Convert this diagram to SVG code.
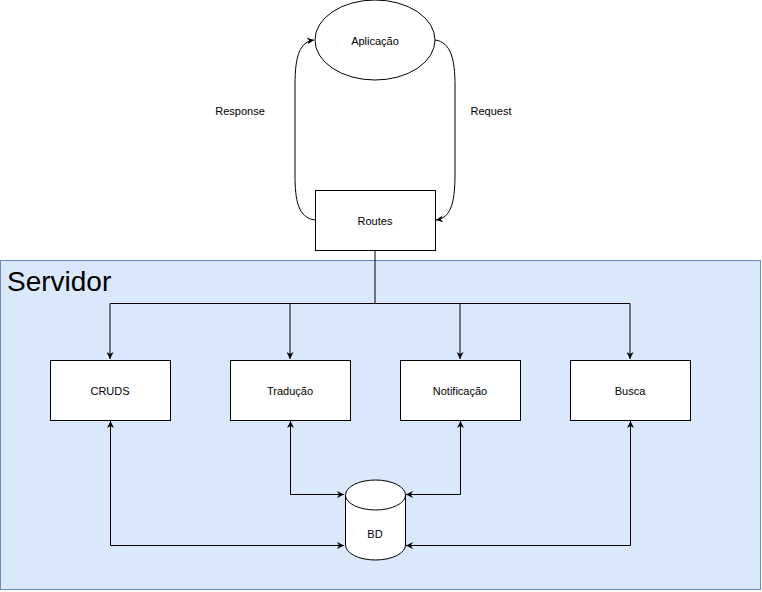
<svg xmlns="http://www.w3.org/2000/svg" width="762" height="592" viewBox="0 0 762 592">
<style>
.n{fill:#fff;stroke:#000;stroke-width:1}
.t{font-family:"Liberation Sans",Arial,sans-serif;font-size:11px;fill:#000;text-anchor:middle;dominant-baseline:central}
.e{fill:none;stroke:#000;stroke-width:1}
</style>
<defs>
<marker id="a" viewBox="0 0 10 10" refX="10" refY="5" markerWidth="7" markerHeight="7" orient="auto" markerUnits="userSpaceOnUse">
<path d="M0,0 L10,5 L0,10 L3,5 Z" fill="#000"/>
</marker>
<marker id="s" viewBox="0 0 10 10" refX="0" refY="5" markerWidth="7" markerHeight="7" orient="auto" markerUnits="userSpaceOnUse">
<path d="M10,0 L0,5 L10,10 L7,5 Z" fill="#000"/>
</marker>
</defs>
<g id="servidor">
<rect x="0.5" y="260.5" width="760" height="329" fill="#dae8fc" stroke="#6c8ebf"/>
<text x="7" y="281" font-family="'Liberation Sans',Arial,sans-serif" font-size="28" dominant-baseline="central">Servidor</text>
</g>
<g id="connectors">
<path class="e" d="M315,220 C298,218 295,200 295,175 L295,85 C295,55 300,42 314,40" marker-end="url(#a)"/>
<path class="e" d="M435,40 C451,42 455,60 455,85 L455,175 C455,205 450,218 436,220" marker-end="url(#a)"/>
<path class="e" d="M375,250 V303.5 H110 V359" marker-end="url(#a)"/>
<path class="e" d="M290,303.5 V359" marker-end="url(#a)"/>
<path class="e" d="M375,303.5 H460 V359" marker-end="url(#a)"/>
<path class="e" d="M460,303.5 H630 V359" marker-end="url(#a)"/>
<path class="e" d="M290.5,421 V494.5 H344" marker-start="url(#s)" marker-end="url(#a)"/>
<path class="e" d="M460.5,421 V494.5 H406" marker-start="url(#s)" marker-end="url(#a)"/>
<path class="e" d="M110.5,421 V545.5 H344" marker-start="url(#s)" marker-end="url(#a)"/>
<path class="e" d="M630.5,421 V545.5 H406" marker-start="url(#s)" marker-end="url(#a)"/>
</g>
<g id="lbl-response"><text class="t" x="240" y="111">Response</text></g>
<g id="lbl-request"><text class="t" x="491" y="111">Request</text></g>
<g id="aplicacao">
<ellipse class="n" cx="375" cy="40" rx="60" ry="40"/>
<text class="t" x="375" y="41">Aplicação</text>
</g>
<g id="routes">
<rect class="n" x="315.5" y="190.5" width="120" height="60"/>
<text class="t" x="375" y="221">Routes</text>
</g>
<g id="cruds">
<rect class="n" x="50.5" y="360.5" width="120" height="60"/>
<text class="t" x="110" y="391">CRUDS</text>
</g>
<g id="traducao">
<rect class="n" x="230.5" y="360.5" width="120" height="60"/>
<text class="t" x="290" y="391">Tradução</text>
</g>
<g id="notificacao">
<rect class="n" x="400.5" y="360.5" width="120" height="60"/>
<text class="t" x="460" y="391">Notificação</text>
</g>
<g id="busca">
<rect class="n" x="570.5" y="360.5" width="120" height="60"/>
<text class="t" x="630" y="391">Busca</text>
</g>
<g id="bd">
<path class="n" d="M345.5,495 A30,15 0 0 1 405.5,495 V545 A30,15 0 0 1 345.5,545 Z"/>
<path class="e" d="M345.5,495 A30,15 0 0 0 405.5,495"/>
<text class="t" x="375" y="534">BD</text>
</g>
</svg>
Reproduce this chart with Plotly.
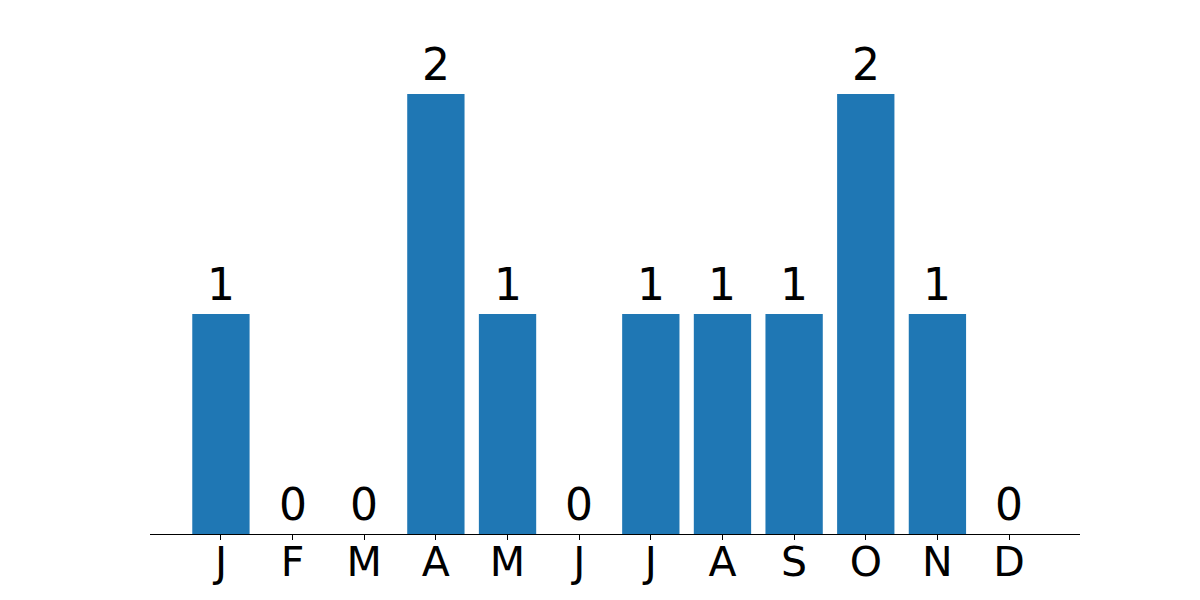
● ● ●
[Given exercise] Scan the material above. Extract every line in which the word "this" occurs.

[Written solution]
Convert this diagram to SVG code.
Reproduce this chart with Plotly.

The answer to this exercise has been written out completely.